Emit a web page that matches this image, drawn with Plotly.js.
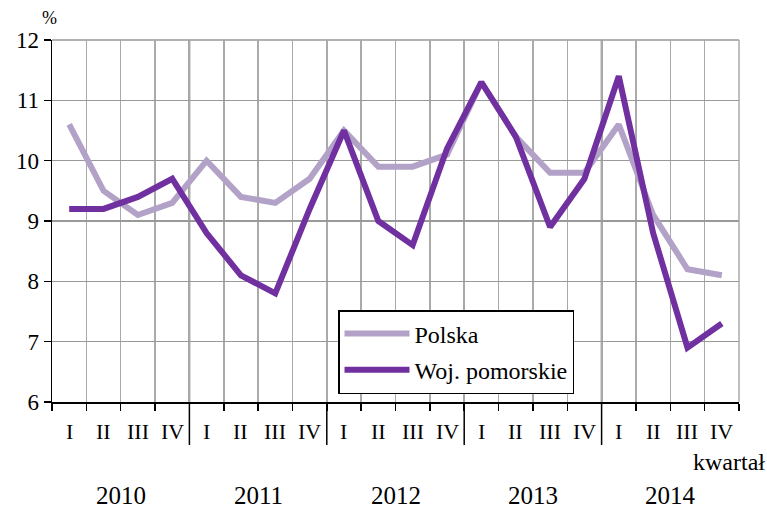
<!DOCTYPE html>
<html>
<head>
<meta charset="utf-8">
<script src="https://cdn.plot.ly/plotly-3.0.1.min.js"></script>
<style>html,body{margin:0;padding:0;background:#fff}#chart{width:767px;height:508px}</style>
</head>
<body>
<div id="chart"></div>
<script>
var years = ["2010", "2011", "2012", "2013", "2014"];
var quarters = ["I", "II", "III", "IV"];
var polska = [10.6, 9.5, 9.1, 9.3, 10.0, 9.4, 9.3, 9.7, 10.5, 9.9, 9.9, 10.1, 11.3, 10.4, 9.8, 9.8, 10.6, 9.1, 8.2, 8.1];
var pomorskie = [9.2, 9.2, 9.4, 9.7, 8.8, 8.1, 7.8, 9.2, 10.5, 9.0, 8.6, 10.2, 11.3, 10.4, 8.9, 9.7, 11.4, 8.8, 6.9, 7.3];
var seriesNames = ["Polska", "Woj. pomorskie"];
var yUnit = "%";
var xUnit = "kwartał";

var W = 767, H = 508, L = 52, R = 28, T = 40, B = 106;
var pw = W - L - R, ph = H - T - B;
function px(x) { return (x - L) / pw; }
function py(y) { return (H - B - y) / ph; }

var n = years.length * quarters.length;
var xs = [];
for (var i = 0; i < n; i++) xs.push(i + 0.5);

var fam = "Liberation Serif, Times New Roman, serif";
function f(size) { return {family: fam, size: size, color: "#000"}; }

var traces = [
  {x: xs, y: polska, name: seriesNames[0], type: "scatter", mode: "lines",
   line: {color: "#b3a2c7", width: 6}, legendgroup: "a"},
  {x: xs, y: pomorskie, name: seriesNames[1], type: "scatter", mode: "lines",
   line: {color: "#7030a0", width: 6}, legendgroup: "b"}
];

var annotations = [];
for (var k = 0; k < n; k++) {
  annotations.push({x: xs[k], xref: "x", y: py(432), yref: "paper", text: quarters[k % quarters.length],
    showarrow: false, font: f(22), xanchor: "center", yanchor: "middle"});
}
for (var j = 0; j < years.length; j++) {
  annotations.push({x: j * quarters.length + quarters.length / 2, xref: "x", y: py(496), yref: "paper",
    text: years[j], showarrow: false, font: f(25), xanchor: "center", yanchor: "middle"});
}
annotations.push({x: px(767), xref: "paper", y: py(462), yref: "paper", text: xUnit, showarrow: false,
  font: f(24), xanchor: "right", yanchor: "middle"});
annotations.push({x: px(49), xref: "paper", y: py(18), yref: "paper", text: yUnit, showarrow: false,
  font: f(18), xanchor: "center", yanchor: "middle"});

var shapes = [];
for (var m = 1; m < years.length; m++) {
  shapes.push({type: "line", xref: "x", yref: "paper", x0: m * quarters.length, x1: m * quarters.length,
    y0: py(445), y1: 1, line: {color: "#000", width: 1.5}, layer: "below"});
}
shapes.push({type: "line", xref: "paper", yref: "paper", x0: 0, x1: 1, y0: 1, y1: 1,
  line: {color: "#999", width: 1.5}, layer: "below"});
shapes.push({type: "line", xref: "paper", yref: "paper", x0: 1, x1: 1, y0: 0, y1: 1,
  line: {color: "#aaa", width: 1.5}, layer: "below"});

var layout = {
  width: W, height: H,
  margin: {l: L, r: R, t: T, b: B, pad: 0},
  paper_bgcolor: "#fff", plot_bgcolor: "#fff",
  showlegend: true,
  font: f(22),
  xaxis: {range: [0, n], tickmode: "linear", tick0: 0, dtick: 1, showticklabels: false,
    ticks: "outside", ticklen: 7, tickwidth: 1.5, tickcolor: "#000",
    showgrid: true, gridcolor: "#aaa", gridwidth: 1.5, zeroline: false,
    showline: true, linecolor: "#000", linewidth: 1.5, fixedrange: true},
  yaxis: {range: [6, 12], tickmode: "linear", tick0: 6, dtick: 1,
    ticks: "outside", ticklen: 7, tickwidth: 1.5, tickcolor: "#000",
    showgrid: true, gridcolor: "#999", gridwidth: 1.5, zeroline: false,
    showline: true, linecolor: "#000", linewidth: 1.5, tickfont: f(23), fixedrange: true},
  legend: {x: px(338), y: py(310), xanchor: "left", yanchor: "top",
    bgcolor: "#fff", bordercolor: "#000", borderwidth: 1.5,
    font: f(24), tracegroupgap: 2, itemwidth: 65},
  annotations: annotations,
  shapes: shapes
};

Plotly.newPlot("chart", traces, layout, {displayModeBar: false, staticPlot: true});
</script>
</body>
</html>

☆ ☆ ☆ ☆

### [Task brief]
Leave the pictures out and output the rest of the listing exactly.

### [Answer to the problem]
Emit a web page that matches this image, drawn with Plotly.js.
<!DOCTYPE html>
<html>
<head>
<meta charset="utf-8">
<script src="https://cdn.plot.ly/plotly-3.0.1.min.js"></script>
<style>html,body{margin:0;padding:0;background:#fff}#chart{width:767px;height:508px}</style>
</head>
<body>
<div id="chart"></div>
<script>
var years = ["2010", "2011", "2012", "2013", "2014"];
var quarters = ["I", "II", "III", "IV"];
var polska = [10.6, 9.5, 9.1, 9.3, 10.0, 9.4, 9.3, 9.7, 10.5, 9.9, 9.9, 10.1, 11.3, 10.4, 9.8, 9.8, 10.6, 9.1, 8.2, 8.1];
var pomorskie = [9.2, 9.2, 9.4, 9.7, 8.8, 8.1, 7.8, 9.2, 10.5, 9.0, 8.6, 10.2, 11.3, 10.4, 8.9, 9.7, 11.4, 8.8, 6.9, 7.3];
var seriesNames = ["Polska", "Woj. pomorskie"];
var yUnit = "%";
var xUnit = "kwartał";

var W = 767, H = 508, L = 52, R = 28, T = 40, B = 106;
var pw = W - L - R, ph = H - T - B;
function px(x) { return (x - L) / pw; }
function py(y) { return (H - B - y) / ph; }

var n = years.length * quarters.length;
var xs = [];
for (var i = 0; i < n; i++) xs.push(i + 0.5);

var fam = "Liberation Serif, Times New Roman, serif";
function f(size) { return {family: fam, size: size, color: "#000"}; }

var traces = [
  {x: xs, y: polska, name: seriesNames[0], type: "scatter", mode: "lines",
   line: {color: "#b3a2c7", width: 6}, legendgroup: "a"},
  {x: xs, y: pomorskie, name: seriesNames[1], type: "scatter", mode: "lines",
   line: {color: "#7030a0", width: 6}, legendgroup: "b"}
];

var annotations = [];
for (var k = 0; k < n; k++) {
  annotations.push({x: xs[k], xref: "x", y: py(432), yref: "paper", text: quarters[k % quarters.length],
    showarrow: false, font: f(22), xanchor: "center", yanchor: "middle"});
}
for (var j = 0; j < years.length; j++) {
  annotations.push({x: j * quarters.length + quarters.length / 2, xref: "x", y: py(496), yref: "paper",
    text: years[j], showarrow: false, font: f(25), xanchor: "center", yanchor: "middle"});
}
annotations.push({x: px(767), xref: "paper", y: py(462), yref: "paper", text: xUnit, showarrow: false,
  font: f(24), xanchor: "right", yanchor: "middle"});
annotations.push({x: px(49), xref: "paper", y: py(18), yref: "paper", text: yUnit, showarrow: false,
  font: f(18), xanchor: "center", yanchor: "middle"});

var shapes = [];
for (var m = 1; m < years.length; m++) {
  shapes.push({type: "line", xref: "x", yref: "paper", x0: m * quarters.length, x1: m * quarters.length,
    y0: py(445), y1: 1, line: {color: "#000", width: 1.5}, layer: "below"});
}
shapes.push({type: "line", xref: "paper", yref: "paper", x0: 0, x1: 1, y0: 1, y1: 1,
  line: {color: "#999", width: 1.5}, layer: "below"});
shapes.push({type: "line", xref: "paper", yref: "paper", x0: 1, x1: 1, y0: 0, y1: 1,
  line: {color: "#aaa", width: 1.5}, layer: "below"});

var layout = {
  width: W, height: H,
  margin: {l: L, r: R, t: T, b: B, pad: 0},
  paper_bgcolor: "#fff", plot_bgcolor: "#fff",
  showlegend: true,
  font: f(22),
  xaxis: {range: [0, n], tickmode: "linear", tick0: 0, dtick: 1, showticklabels: false,
    ticks: "outside", ticklen: 7, tickwidth: 1.5, tickcolor: "#000",
    showgrid: true, gridcolor: "#aaa", gridwidth: 1.5, zeroline: false,
    showline: true, linecolor: "#000", linewidth: 1.5, fixedrange: true},
  yaxis: {range: [6, 12], tickmode: "linear", tick0: 6, dtick: 1,
    ticks: "outside", ticklen: 7, tickwidth: 1.5, tickcolor: "#000",
    showgrid: true, gridcolor: "#999", gridwidth: 1.5, zeroline: false,
    showline: true, linecolor: "#000", linewidth: 1.5, tickfont: f(23), fixedrange: true},
  legend: {x: px(338), y: py(310), xanchor: "left", yanchor: "top",
    bgcolor: "#fff", bordercolor: "#000", borderwidth: 1.5,
    font: f(24), tracegroupgap: 2, itemwidth: 65},
  annotations: annotations,
  shapes: shapes
};

Plotly.newPlot("chart", traces, layout, {displayModeBar: false, staticPlot: true});
</script>
</body>
</html>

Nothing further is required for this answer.